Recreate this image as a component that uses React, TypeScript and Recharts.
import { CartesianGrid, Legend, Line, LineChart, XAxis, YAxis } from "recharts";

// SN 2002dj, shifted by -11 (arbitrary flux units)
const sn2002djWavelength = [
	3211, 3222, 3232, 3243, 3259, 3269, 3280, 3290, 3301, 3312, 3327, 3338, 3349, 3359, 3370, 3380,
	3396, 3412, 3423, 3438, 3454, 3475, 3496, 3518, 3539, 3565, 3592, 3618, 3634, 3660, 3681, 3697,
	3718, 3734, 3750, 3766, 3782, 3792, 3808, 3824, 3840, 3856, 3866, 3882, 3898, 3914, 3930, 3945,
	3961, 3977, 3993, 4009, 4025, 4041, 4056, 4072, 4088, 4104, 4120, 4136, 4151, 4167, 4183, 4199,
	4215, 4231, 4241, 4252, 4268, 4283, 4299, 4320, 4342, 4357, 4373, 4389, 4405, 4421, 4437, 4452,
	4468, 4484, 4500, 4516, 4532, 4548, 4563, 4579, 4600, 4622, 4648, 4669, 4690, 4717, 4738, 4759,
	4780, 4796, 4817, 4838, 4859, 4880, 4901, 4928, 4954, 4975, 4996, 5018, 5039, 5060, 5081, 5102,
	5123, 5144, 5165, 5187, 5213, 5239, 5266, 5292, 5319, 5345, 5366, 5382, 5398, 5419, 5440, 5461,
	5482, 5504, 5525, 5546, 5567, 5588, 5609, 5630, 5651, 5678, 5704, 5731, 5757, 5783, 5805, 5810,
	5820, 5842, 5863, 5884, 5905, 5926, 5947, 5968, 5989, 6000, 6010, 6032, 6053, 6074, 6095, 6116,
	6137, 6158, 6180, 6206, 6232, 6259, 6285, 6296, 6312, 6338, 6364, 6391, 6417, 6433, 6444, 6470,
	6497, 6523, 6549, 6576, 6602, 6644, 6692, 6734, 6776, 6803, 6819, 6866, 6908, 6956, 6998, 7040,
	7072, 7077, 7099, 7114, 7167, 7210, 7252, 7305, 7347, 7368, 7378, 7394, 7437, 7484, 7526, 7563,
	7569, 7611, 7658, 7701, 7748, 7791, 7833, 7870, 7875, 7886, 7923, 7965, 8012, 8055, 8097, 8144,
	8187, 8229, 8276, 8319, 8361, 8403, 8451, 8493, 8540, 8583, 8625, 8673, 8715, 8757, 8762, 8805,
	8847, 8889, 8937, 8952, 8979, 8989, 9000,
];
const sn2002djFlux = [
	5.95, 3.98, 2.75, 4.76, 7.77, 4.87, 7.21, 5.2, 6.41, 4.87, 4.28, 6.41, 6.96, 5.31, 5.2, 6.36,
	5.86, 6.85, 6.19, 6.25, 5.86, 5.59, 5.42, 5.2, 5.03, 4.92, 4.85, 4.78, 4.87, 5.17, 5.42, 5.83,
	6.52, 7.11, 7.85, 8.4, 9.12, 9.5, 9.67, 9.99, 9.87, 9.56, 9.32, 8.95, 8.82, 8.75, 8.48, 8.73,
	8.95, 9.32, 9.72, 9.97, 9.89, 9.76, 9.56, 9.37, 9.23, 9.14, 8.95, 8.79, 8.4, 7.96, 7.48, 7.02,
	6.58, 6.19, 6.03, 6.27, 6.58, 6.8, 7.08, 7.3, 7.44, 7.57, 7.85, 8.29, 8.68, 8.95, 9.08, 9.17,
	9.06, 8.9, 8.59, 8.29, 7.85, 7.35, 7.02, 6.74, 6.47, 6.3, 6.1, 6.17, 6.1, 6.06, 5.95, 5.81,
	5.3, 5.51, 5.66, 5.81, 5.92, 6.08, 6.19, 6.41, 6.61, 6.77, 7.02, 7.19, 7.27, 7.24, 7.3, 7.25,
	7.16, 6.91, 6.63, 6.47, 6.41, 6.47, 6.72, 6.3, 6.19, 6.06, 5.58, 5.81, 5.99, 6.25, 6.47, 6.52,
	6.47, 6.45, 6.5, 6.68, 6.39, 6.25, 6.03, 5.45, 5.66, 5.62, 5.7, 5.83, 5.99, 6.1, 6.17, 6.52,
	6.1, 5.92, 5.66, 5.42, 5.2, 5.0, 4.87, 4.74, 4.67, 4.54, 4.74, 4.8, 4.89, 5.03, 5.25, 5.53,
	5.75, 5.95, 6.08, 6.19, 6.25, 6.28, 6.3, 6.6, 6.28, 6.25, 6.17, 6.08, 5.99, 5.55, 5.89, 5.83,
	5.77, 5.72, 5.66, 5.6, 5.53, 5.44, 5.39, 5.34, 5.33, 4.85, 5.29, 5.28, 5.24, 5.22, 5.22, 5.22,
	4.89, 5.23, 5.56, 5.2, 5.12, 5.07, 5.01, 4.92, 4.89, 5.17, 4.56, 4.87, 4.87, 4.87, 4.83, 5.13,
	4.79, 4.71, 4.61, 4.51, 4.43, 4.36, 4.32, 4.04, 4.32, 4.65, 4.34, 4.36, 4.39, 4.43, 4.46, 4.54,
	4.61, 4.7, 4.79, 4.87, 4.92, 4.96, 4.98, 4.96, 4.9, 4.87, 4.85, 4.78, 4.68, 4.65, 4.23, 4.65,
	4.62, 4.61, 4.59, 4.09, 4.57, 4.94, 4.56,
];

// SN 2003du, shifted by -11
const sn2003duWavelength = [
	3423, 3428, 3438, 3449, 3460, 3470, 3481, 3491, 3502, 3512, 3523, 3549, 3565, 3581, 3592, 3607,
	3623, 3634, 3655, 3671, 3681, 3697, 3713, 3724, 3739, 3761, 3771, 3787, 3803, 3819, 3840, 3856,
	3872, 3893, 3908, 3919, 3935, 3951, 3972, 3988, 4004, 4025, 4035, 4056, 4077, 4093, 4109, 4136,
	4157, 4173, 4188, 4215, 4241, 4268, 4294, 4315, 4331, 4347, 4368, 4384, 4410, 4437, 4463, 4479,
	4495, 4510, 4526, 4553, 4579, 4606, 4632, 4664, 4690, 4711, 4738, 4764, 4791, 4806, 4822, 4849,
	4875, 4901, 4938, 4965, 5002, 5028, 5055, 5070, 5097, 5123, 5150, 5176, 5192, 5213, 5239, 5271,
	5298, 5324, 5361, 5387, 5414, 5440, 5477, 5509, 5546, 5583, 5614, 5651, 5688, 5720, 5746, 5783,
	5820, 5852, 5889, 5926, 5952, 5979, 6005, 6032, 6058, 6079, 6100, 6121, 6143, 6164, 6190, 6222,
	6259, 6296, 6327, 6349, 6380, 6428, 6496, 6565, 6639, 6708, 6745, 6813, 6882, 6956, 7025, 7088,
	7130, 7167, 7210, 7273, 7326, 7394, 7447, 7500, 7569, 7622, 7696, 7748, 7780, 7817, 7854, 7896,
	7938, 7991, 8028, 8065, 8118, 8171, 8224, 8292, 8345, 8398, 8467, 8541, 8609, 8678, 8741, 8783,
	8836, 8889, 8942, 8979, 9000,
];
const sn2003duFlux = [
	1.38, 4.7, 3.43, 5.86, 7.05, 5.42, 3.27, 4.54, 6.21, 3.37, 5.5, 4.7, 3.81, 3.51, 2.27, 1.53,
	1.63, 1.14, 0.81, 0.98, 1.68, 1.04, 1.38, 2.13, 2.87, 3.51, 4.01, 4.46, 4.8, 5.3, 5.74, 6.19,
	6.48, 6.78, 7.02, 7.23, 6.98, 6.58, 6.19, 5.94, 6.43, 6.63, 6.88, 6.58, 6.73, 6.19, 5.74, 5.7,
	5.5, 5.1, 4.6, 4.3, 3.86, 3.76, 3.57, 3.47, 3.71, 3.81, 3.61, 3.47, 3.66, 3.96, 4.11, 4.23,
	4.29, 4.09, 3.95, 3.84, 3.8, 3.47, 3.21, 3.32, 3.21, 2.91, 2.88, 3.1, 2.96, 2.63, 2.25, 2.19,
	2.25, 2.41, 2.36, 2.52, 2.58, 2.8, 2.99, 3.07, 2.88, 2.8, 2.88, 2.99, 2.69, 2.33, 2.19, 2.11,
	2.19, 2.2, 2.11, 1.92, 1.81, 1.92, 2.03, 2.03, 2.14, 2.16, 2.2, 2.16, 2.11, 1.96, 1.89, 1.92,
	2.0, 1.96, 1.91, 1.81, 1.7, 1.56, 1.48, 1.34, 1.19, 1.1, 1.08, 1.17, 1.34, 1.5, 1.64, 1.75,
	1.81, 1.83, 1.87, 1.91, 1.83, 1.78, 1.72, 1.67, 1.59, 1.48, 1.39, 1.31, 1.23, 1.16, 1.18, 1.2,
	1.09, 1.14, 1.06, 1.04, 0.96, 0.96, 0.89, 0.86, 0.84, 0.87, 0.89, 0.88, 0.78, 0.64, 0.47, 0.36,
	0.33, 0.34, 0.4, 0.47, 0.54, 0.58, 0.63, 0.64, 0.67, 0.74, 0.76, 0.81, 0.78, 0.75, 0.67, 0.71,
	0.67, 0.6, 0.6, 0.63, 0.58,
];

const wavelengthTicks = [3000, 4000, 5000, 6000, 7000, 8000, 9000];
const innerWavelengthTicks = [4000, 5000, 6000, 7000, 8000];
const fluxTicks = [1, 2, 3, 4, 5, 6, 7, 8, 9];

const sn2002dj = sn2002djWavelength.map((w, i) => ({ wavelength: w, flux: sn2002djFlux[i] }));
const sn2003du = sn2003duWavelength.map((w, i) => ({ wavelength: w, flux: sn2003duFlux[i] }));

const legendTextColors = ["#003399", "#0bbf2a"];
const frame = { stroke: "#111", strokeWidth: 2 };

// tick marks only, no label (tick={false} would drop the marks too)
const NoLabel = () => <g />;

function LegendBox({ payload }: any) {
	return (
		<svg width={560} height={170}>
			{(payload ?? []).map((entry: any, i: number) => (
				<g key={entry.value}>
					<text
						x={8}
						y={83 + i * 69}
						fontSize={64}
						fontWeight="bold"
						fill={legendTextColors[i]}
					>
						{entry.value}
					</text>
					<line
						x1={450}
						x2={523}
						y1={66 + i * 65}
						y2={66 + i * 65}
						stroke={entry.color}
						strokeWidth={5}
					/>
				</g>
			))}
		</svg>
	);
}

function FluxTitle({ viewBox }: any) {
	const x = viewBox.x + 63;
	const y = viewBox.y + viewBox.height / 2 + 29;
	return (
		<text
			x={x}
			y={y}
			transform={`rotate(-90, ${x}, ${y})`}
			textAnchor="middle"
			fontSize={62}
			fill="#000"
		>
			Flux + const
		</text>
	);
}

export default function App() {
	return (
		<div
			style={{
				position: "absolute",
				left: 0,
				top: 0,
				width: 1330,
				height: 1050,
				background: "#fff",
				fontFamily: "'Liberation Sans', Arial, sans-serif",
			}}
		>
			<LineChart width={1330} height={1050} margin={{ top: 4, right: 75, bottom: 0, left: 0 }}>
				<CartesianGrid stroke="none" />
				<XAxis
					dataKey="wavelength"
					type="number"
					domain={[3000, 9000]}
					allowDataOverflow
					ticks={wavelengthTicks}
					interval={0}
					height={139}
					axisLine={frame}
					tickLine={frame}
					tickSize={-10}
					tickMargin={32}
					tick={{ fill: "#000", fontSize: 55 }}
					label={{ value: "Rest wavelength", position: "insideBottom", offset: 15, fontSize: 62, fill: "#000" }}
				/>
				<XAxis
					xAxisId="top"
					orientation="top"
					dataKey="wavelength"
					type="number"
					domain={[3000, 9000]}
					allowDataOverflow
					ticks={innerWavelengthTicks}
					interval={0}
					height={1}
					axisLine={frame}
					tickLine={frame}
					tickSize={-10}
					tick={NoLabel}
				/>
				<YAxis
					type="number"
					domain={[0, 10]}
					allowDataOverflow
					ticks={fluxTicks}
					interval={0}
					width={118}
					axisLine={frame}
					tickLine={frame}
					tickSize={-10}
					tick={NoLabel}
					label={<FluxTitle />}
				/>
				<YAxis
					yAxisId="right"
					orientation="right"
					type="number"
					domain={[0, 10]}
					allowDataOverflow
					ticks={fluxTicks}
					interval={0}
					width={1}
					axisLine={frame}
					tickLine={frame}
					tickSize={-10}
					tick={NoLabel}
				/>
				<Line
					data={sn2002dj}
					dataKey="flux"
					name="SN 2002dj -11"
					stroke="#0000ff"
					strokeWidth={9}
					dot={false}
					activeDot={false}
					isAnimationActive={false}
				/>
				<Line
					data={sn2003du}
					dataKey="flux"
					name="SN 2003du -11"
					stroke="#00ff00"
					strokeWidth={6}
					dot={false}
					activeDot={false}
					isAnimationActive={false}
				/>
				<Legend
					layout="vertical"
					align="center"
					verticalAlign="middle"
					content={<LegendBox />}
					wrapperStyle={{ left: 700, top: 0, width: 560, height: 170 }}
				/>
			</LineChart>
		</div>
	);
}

━━━━━━━━━━

Restate the first line and every line after it, word for word, stopping once the line with "LineChart, XAxis, YAxis" is done.

Recreate this image as a component that uses React, TypeScript and Recharts.
import { CartesianGrid, Legend, Line, LineChart, XAxis, YAxis } from "recharts";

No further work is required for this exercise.